— start Dataset records —

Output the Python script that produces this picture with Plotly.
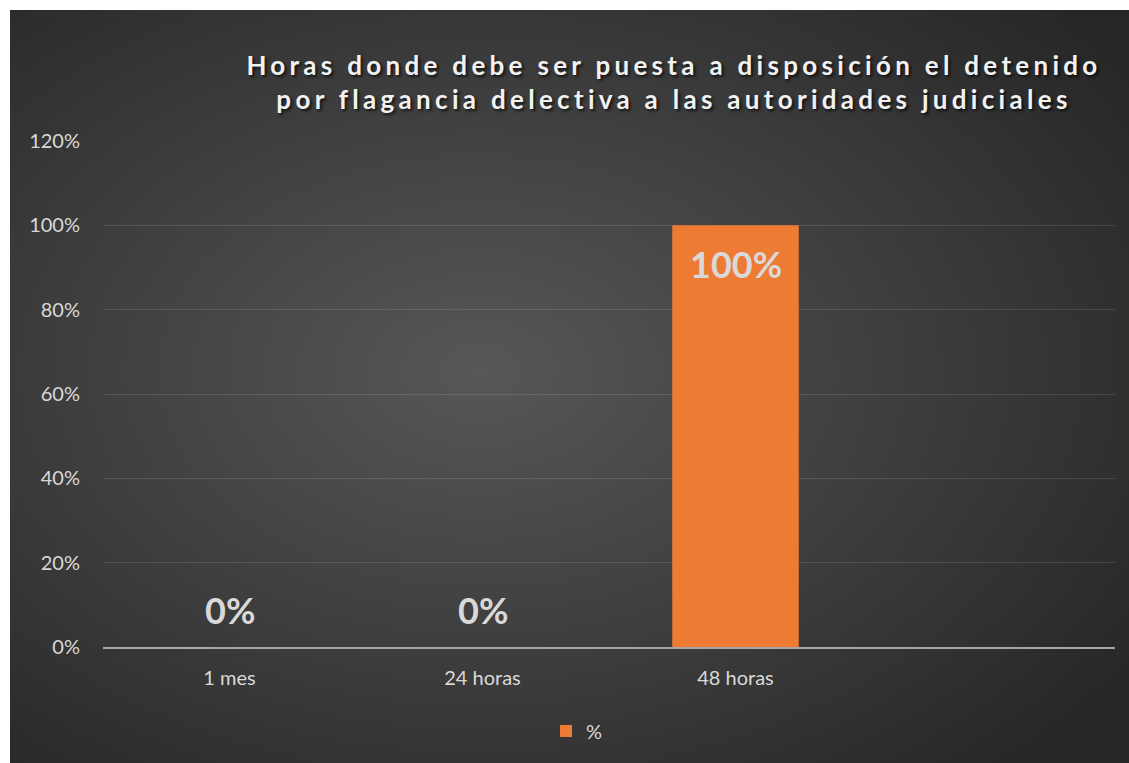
import base64
import plotly.graph_objects as go

# ---- data ----
categories = ["1 mes", "24 horas", "48 horas"]
values = [0.0, 0.0, 1.0]
series_name = "%"
title_lines = [
    "Horas donde debe ser puesta a disposición el detenido",
    "por flagancia delectiva a las autoridades judiciales",
]
y_tick_values = [0, 0.2, 0.4, 0.6, 0.8, 1.0, 1.2]
y_tick_labels = ["0%", "20%", "40%", "60%", "80%", "100%", "120%"]

# ---- layout geometry (pixels) ----
W, H = 1129, 763
PL, PR, PT, PB = 103, 1115, 141, 647
pw, ph = PR - PL, PB - PT

TEXT = "#D9D9D9"
BAR = "#EE7B33"
FONT = "Lato"

# radial gradient background as svg
svg = (
    '<svg xmlns="http://www.w3.org/2000/svg" width="1119" height="753" viewBox="0 0 1119 753" preserveAspectRatio="none">'
    '<defs><radialGradient id="g" cx="0.42" cy="0.48" r="0.72">'
    '<stop offset="0" stop-color="#575757"/><stop offset="1" stop-color="#262626"/>'
    '</radialGradient></defs><rect width="1119" height="753" fill="url(#g)"/></svg>'
)
bg_src = "data:image/svg+xml;base64," + base64.b64encode(svg.encode()).decode()

fig = go.Figure()
fig.add_trace(go.Bar(
    x=categories, y=values, name=series_name,
    marker=dict(color=BAR, line=dict(width=0)),
    width=0.5, showlegend=True,
))

# data labels
for c, v in zip(categories, values):
    fig.add_annotation(
        x=c, y=v, xref="x", yref="y", text="{:.0%}".format(v),
        showarrow=False, yanchor="middle",
        yshift=-39 if v > 0 else 37,
        font=dict(family=FONT, size=36, color=TEXT, weight="bold"),
    )

fig.update_layout(
    width=W, height=H,
    paper_bgcolor="white", plot_bgcolor="rgba(0,0,0,0)",
    margin=dict(l=PL, r=W - PR, t=PT, b=H - PB, pad=0),
    title=dict(
        text="<br>".join(title_lines),
        x=(674 - PL) / pw, xref="paper", xanchor="center",
        y=1 - 75 / H, yref="container", yanchor="top",
        font=dict(family=FONT, size=26, color="#F2F2F2", weight="bold",
                  shadow="2px 2px 3px rgba(0,0,0,0.7)"),
    ),
    xaxis=dict(
        type="category", categoryorder="array", categoryarray=categories,
        range=[-0.5, 3.5], showgrid=False, zeroline=False,
        showline=True, linecolor="#A6A6A6", linewidth=2,
        ticks="", ticklabelstandoff=12,
        tickfont=dict(family=FONT, size=20, color=TEXT),
    ),
    yaxis=dict(
        range=[0, 1.2], tickvals=y_tick_values, ticktext=y_tick_labels,
        showgrid=True, gridcolor="rgba(255,255,255,0.12)", gridwidth=1,
        zeroline=False, showline=False, ticks="", ticklabelstandoff=22,
        tickfont=dict(family=FONT, size=20, color=TEXT),
    ),
    legend=dict(
        orientation="h", x=(577 - PL) / pw, xanchor="center",
        y=(PB - 731) / ph, yanchor="middle",
        font=dict(family=FONT, size=20, color=TEXT),
        bgcolor="rgba(0,0,0,0)",
    ),
    images=[dict(
        source=bg_src, xref="paper", yref="paper",
        x=(10 - PL) / pw, y=(PB - 10) / ph,
        sizex=(W - 10) / pw, sizey=(H - 10) / ph,
        xanchor="left", yanchor="top", sizing="stretch", layer="below",
    )],
    bargap=0.5,
)

post = """
document.body.style.margin = '0';
document.body.style.overflow = 'hidden';
var gd = document.getElementById('{plot_id}');
gd.querySelectorAll('.gtitle').forEach(function(t){ t.style.letterSpacing = '4.3px'; });
"""

fig.write_html("out.html", post_script=post, config={"displayModeBar": False})
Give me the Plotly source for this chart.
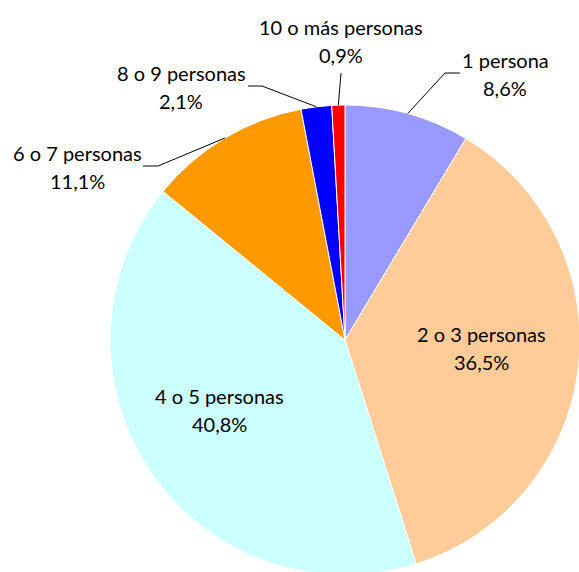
import math
import plotly.graph_objects as go

categories = ["1 persona", "2 o 3 personas", "4 o 5 personas", "6 o 7 personas",
              "8 o 9 personas", "10 o más personas"]
shares = [8.6, 36.5, 40.8, 11.1, 2.1, 0.9]
colors = ["#9999FF", "#FFCC99", "#CCFFFF", "#FF9900", "#0000FF", "#FF0000"]

W, H = 580, 576
CX, CY, R = 345, 340, 235

fig = go.Figure(go.Pie(
    labels=categories, values=shares, sort=False, direction="clockwise",
    rotation=0, textinfo="none", hoverinfo="label+percent",
    marker=dict(colors=colors, line=dict(color="white", width=1)),
    domain=dict(x=[(CX - R) / W, min(1, (CX + R) / W)],
                y=[max(0, 1 - (CY + R) / H), 1 - (CY - R) / H]),
    showlegend=False,
))

def px(x, y):
    return x / W, 1 - y / H

# label placement: (label center x, center y of first line, kind, elbow point, line end)
label_pos = {
    "1 persona": (505, 60, "out", (445, 73), (460, 73)),
    "2 o 3 personas": (481, 334, "in", None, None),
    "4 o 5 personas": (219, 396, "in", None, None),
    "6 o 7 personas": (77, 153, "out", (158, 166), (143, 166)),
    "8 o 9 personas": (181, 73, "out", (262, 86), (248, 86)),
    "10 o más personas": (341, 27, "out", (341, 73), None),
}

total = sum(shares)
cum = 0.0
annotations = []
shapes = []
for cat, v in zip(categories, shares):
    mid = (cum + v / 2) / total * 2 * math.pi
    cum += v
    lx, ly, kind, elbow, end = label_pos[cat]
    pct = f"{v:.1f}%".replace(".", ",")
    for i, t in enumerate([cat, pct]):
        x, y = px(lx, ly + i * 28)
        annotations.append(dict(x=x, y=y, xref="paper", yref="paper", text=t,
                                showarrow=False, xanchor="center", yanchor="middle",
                                font=dict(family="Lato, Open Sans, sans-serif", size=20, color="#000")))
    if kind == "out":
        ex = CX + R * math.sin(mid)
        ey = CY - R * math.cos(mid)
        pts = [(ex, ey), elbow] + ([end] if end else [])
        path = "M " + " L ".join(f"{px(a, b)[0]},{px(a, b)[1]}" for a, b in pts)
        shapes.append(dict(type="path", path=path, xref="paper", yref="paper",
                           line=dict(color="#000", width=1)))

fig.update_layout(width=W, height=H, margin=dict(l=0, r=0, t=0, b=0),
                  paper_bgcolor="white", plot_bgcolor="white",
                  annotations=annotations, shapes=shapes)
fig.write_html("out.html", config={"displayModeBar": False},
               post_script="document.body.style.margin='0';document.body.style.overflow='hidden';")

— end Dataset records —

Given request:
Omit all pictures, then copy the lines between the ones holding "Give me the Plotly source for this chart." and "CX, CY, R = 345, 340, 235", inclusive.

Exercise response:
Give me the Plotly source for this chart.
import math
import plotly.graph_objects as go

categories = ["1 persona", "2 o 3 personas", "4 o 5 personas", "6 o 7 personas",
              "8 o 9 personas", "10 o más personas"]
shares = [8.6, 36.5, 40.8, 11.1, 2.1, 0.9]
colors = ["#9999FF", "#FFCC99", "#CCFFFF", "#FF9900", "#0000FF", "#FF0000"]

W, H = 580, 576
CX, CY, R = 345, 340, 235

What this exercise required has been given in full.